▶ _Exercise_
Nothing beyond the line containing "XAxis, YAxis, ErrorBar" is to be printed; print exactly each line from the start of the records below through that line, leaving out pictures.

▶ _Input material_
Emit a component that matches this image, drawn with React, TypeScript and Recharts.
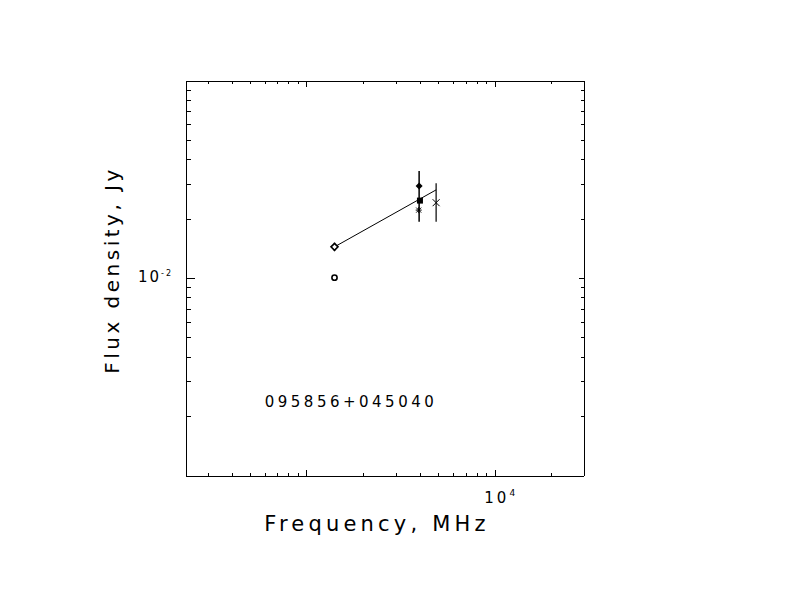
import { ScatterChart, Scatter, XAxis, YAxis, ErrorBar } from 'recharts';

// frequency (MHz) / flux density (Jy) readings
const FREQ_TICKS = [300, 400, 500, 600, 700, 800, 900, 1000, 2000, 3000, 4000, 5000, 6000, 7000, 8000, 9000, 10000, 20000];
const FLUX_TICKS = [0.002, 0.003, 0.004, 0.005, 0.006, 0.007, 0.008, 0.009, 0.01, 0.02, 0.03, 0.04, 0.05, 0.06, 0.07, 0.08, 0.09];
const FREQ_MAJOR = [1000, 10000];
const FLUX_MAJOR = [0.01];

const openDiamond = [{ x: 1400, y: 0.01446, err: [0.0007, 0.0007] }];
const openCircle = [{ x: 1400, y: 0.0101 }];
const filledDiamond = [{ x: 3940, y: 0.0294, err: [0.0100, 0.0056] }];
const filledSquare = [{ x: 3980, y: 0.0248 }];
const asterisk = [{ x: 3920, y: 0.0222 }];
const cross = [{ x: 4850, y: 0.0242, err: [0.0048, 0.0062] }];
const fitX = [1400, 4850];
const fitY = [0.01446, 0.0281];

const fitLine = fitX.map((x, i) => ({ x, y: fitY[i] }));

const FONT = '"DejaVu Sans", sans-serif';

const OpenDiamond = ({ cx, cy }: any) => (
  <path d={`M${cx},${cy - 3.5}L${cx + 3.5},${cy}L${cx},${cy + 3.5}L${cx - 3.5},${cy}Z`} fill="#fff" stroke="#000" strokeWidth={1.6} />
);
const OpenCircle = ({ cx, cy }: any) => <circle cx={cx} cy={cy} r={2.6} fill="#fff" stroke="#000" strokeWidth={1.6} />;
const FilledDiamond = ({ cx, cy }: any) => (
  <path d={`M${cx},${cy - 3.5}L${cx + 3.5},${cy}L${cx},${cy + 3.5}L${cx - 3.5},${cy}Z`} fill="#000" />
);
const FilledSquare = ({ cx, cy }: any) => <rect x={cx - 3} y={cy - 3} width={6} height={6} fill="#000" />;
const Asterisk = ({ cx, cy }: any) => (
  <g stroke="#000" strokeWidth={1}>
    <line x1={cx - 3} y1={cy} x2={cx + 3} y2={cy} />
    <line x1={cx} y1={cy - 3} x2={cx} y2={cy + 3} />
    <line x1={cx - 2.5} y1={cy - 2.5} x2={cx + 2.5} y2={cy + 2.5} />
    <line x1={cx - 2.5} y1={cy + 2.5} x2={cx + 2.5} y2={cy - 2.5} />
  </g>
);
const Cross = ({ cx, cy }: any) => (
  <g stroke="#000" strokeWidth={1}>
    <line x1={cx - 3.5} y1={cy - 3.5} x2={cx + 3.5} y2={cy + 3.5} />
    <line x1={cx - 3.5} y1={cy + 3.5} x2={cx + 3.5} y2={cy - 3.5} />
  </g>
);
const NoShape = () => <g />;

const makeTick = (side: 'bottom' | 'top' | 'left' | 'right', major: number[], minorLen: number, majorLen: number, showLabel: boolean) =>
  (props: any) => {
    const { x, y, payload } = props;
    const isMajor = major.includes(payload.value);
    const len = isMajor ? majorLen : minorLen;
    let line;
    if (side === 'bottom') line = <line x1={x} y1={y} x2={x} y2={y - len} />;
    else if (side === 'top') line = <line x1={x} y1={y} x2={x} y2={y + len} />;
    else if (side === 'left') line = <line x1={x} y1={y} x2={x + len} y2={y} />;
    else line = <line x1={x} y1={y} x2={x - len} y2={y} />;
    let label = null;
    if (showLabel && isMajor && side === 'bottom' && payload.value === 10000) {
      label = (
        <text x={x - 11} y={y + 27} fontSize={15} fontFamily={FONT} letterSpacing={3} fill="#000" stroke="none">
          10<tspan dy={-7} fontSize={9}>4</tspan>
        </text>
      );
    }
    if (showLabel && isMajor && side === 'left') {
      label = (
        <text x={x - 13} y={y + 3} fontSize={15} fontFamily={FONT} letterSpacing={2} textAnchor="end" fill="#000" stroke="none">
          10<tspan dy={-6} fontSize={8}>-2</tspan>
        </text>
      );
    }
    return (
      <g stroke="#000" strokeWidth={1} shapeRendering="crispEdges">
        {line}
        {label}
      </g>
    );
  };

const AXIS_LINE = { stroke: '#000', strokeWidth: 1, shapeRendering: 'crispEdges' };

export default function App() {
  return (
    <div style={{ width: 776, height: 596, position: 'relative' }}>
      <ScatterChart width={776} height={596} margin={{ top: 72, right: 199, bottom: 127, left: 177 }}>
        <XAxis
          xAxisId={0}
          dataKey="x"
          type="number"
          scale="log"
          domain={[227.8, 29580]}
          allowDataOverflow
          ticks={FREQ_TICKS}
          interval={0}
          height={1}
          tickSize={0}
          tickMargin={0}
          tickLine={false}
          axisLine={AXIS_LINE}
          tick={makeTick('bottom', FREQ_MAJOR, 3, 6, true)}
        />
        <XAxis
          xAxisId="top"
          orientation="top"
          dataKey="x"
          type="number"
          scale="log"
          domain={[227.8, 29580]}
          allowDataOverflow
          ticks={FREQ_TICKS}
          interval={0}
          height={1}
          tickSize={0}
          tickMargin={0}
          tickLine={false}
          axisLine={AXIS_LINE}
          tick={makeTick('top', FREQ_MAJOR, 3, 6, false)}
        />
        <YAxis
          yAxisId={0}
          dataKey="y"
          type="number"
          scale="log"
          domain={[0.001, 0.1]}
          allowDataOverflow
          ticks={FLUX_TICKS}
          interval={0}
          width={1}
          tickSize={0}
          tickMargin={0}
          tickLine={false}
          axisLine={AXIS_LINE}
          tick={makeTick('left', FLUX_MAJOR, 5, 9, true)}
        />
        <YAxis
          yAxisId="right"
          orientation="right"
          dataKey="y"
          type="number"
          scale="log"
          domain={[0.001, 0.1]}
          allowDataOverflow
          ticks={FLUX_TICKS}
          interval={0}
          width={1}
          tickSize={0}
          tickMargin={0}
          tickLine={false}
          axisLine={AXIS_LINE}
          tick={makeTick('right', FLUX_MAJOR, 3, 5, false)}
        />
        <Scatter data={fitLine} line={{ stroke: '#000', strokeWidth: 1 }} shape={NoShape} isAnimationActive={false} />
        <Scatter data={openDiamond} shape={OpenDiamond} isAnimationActive={false}>
          <ErrorBar dataKey="err" direction="y" width={0} stroke="#000" strokeWidth={1.5} />
        </Scatter>
        <Scatter data={openCircle} shape={OpenCircle} isAnimationActive={false} />
        <Scatter data={filledDiamond} shape={FilledDiamond} isAnimationActive={false}>
          <ErrorBar dataKey="err" direction="y" width={0} stroke="#000" strokeWidth={1.5} />
        </Scatter>
        <Scatter data={filledSquare} shape={FilledSquare} isAnimationActive={false} />
        <Scatter data={asterisk} shape={Asterisk} isAnimationActive={false} />
        <Scatter data={cross} shape={Cross} isAnimationActive={false}>
          <ErrorBar dataKey="err" direction="y" width={0} stroke="#000" strokeWidth={1.2} />
        </Scatter>
      </ScatterChart>
      <svg width={776} height={596} style={{ position: 'absolute', left: 0, top: 0, pointerEvents: 'none' }}>
        <text x={369} y={523} textAnchor="middle" fontSize={21} fontFamily={FONT} letterSpacing={4.2} fill="#000">
          Frequency, MHz
        </text>
        <text x={111} y={262} textAnchor="middle" fontSize={20} fontFamily={FONT} letterSpacing={3.5} fill="#000" transform="rotate(-90 111 262)">
          Flux density, Jy
        </text>
        <text x={343} y={399} textAnchor="middle" fontSize={15} fontFamily={FONT} letterSpacing={3.5} fill="#000">
          095856+045040
        </text>
      </svg>
    </div>
  );
}
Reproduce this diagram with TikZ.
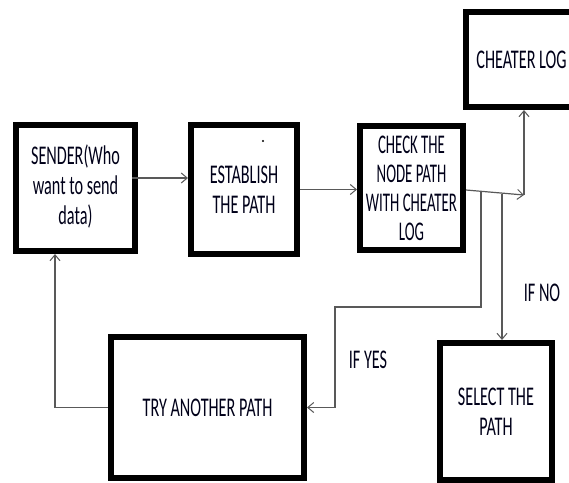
\documentclass[tikz,border=0pt]{standalone}
\usepackage{fontspec}
\setmainfont[FakeStretch=0.6]{Carlito}
\newfontfamily\tightfont[FakeStretch=0.55]{Carlito}
\usetikzlibrary{arrows.meta,calc}
\begin{document}
\begin{tikzpicture}[x=1pt,y=-1pt,
  box/.style={draw=black,line width=6pt,inner sep=0pt,align=center,
    font=\fontsize{27}{30}\selectfont,text=black!90!blue},
  conn/.style={draw=black!65,line width=1.2pt},
  arr/.style={conn,-{Straight Barb[length=6pt,width=10pt,line width=1pt]}},
  lbl/.style={inner sep=0pt,font=\fontsize{27}{30}\selectfont,text=black!90!blue}]
\useasboundingbox (0,0) rectangle (569,482);
\clip (0,0) rectangle (569,482);
\fill[white] (0,0) rectangle (569,482);

\node[box,minimum width=119pt,minimum height=126pt] (sender) at (75.5,188)
  {\raisebox{-3pt}{\begin{tabular}{@{}c@{}}SENDER(Who\\want to send\\data)\end{tabular}}};
\node[box,minimum width=106pt,minimum height=129pt] (establish) at (244,189.5)
  {ESTABLISH\\THE PATH};
\node[box,minimum width=103pt,minimum height=124pt,font=\tightfont\fontsize{27}{29}\selectfont] (check) at (411.5,188)
  {CHECK THE\\NODE PATH\\WITH CHEATER\\LOG};
\node[box,minimum width=111pt,minimum height=95pt] (cheater) at (521.5,59.5)
  {CHEATER LOG};
\node[box,minimum width=193pt,minimum height=141pt] (try) at (207.5,407.5)
  {TRY ANOTHER PATH};
\node[box,minimum width=112pt,minimum height=137pt] (select) at (496,411.5)
  {SELECT THE\\PATH};

\node[lbl] (ifno) at (542,293) {IF NO};
\node[lbl] (ifyes) at (368,360) {IF YES};

% stray dot
\fill[black] (263,141) circle (1.2pt);

% connectors
\coordinate (s1) at ([xshift=-6pt,yshift=10pt]sender.east);
\draw[arr] (s1) -- (s1 -| establish.west);
\draw[arr] (establish.east) -- (establish.east -| check.west);
\coordinate (c0) at ([yshift=-2pt]check.east);
\coordinate (j) at (524,195);
\draw[arr] (c0) -- (j);
\draw[arr] (j) -- (j |- cheater.south);
\coordinate (b1) at (481,191.5);
\coordinate (b2) at (502,193.5);
\coordinate (k1) at (481,307);
\coordinate (k2) at (335,307);
\draw[arr] (b1) -- (k1) -- (k2) -- (k2 |- try.east) -- (try.east);
\draw[arr] (b2) -- (b2 |- select.north);
\coordinate (t0) at (55,300);
\coordinate (t1) at (t0 |- try.west);
\draw[arr] (try.west) -- (t1) -- (t1 |- sender.south);
\end{tikzpicture}
\end{document}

▶ _Result of the task_
Emit a component that matches this image, drawn with React, TypeScript and Recharts.
import { ScatterChart, Scatter, XAxis, YAxis, ErrorBar } from 'recharts';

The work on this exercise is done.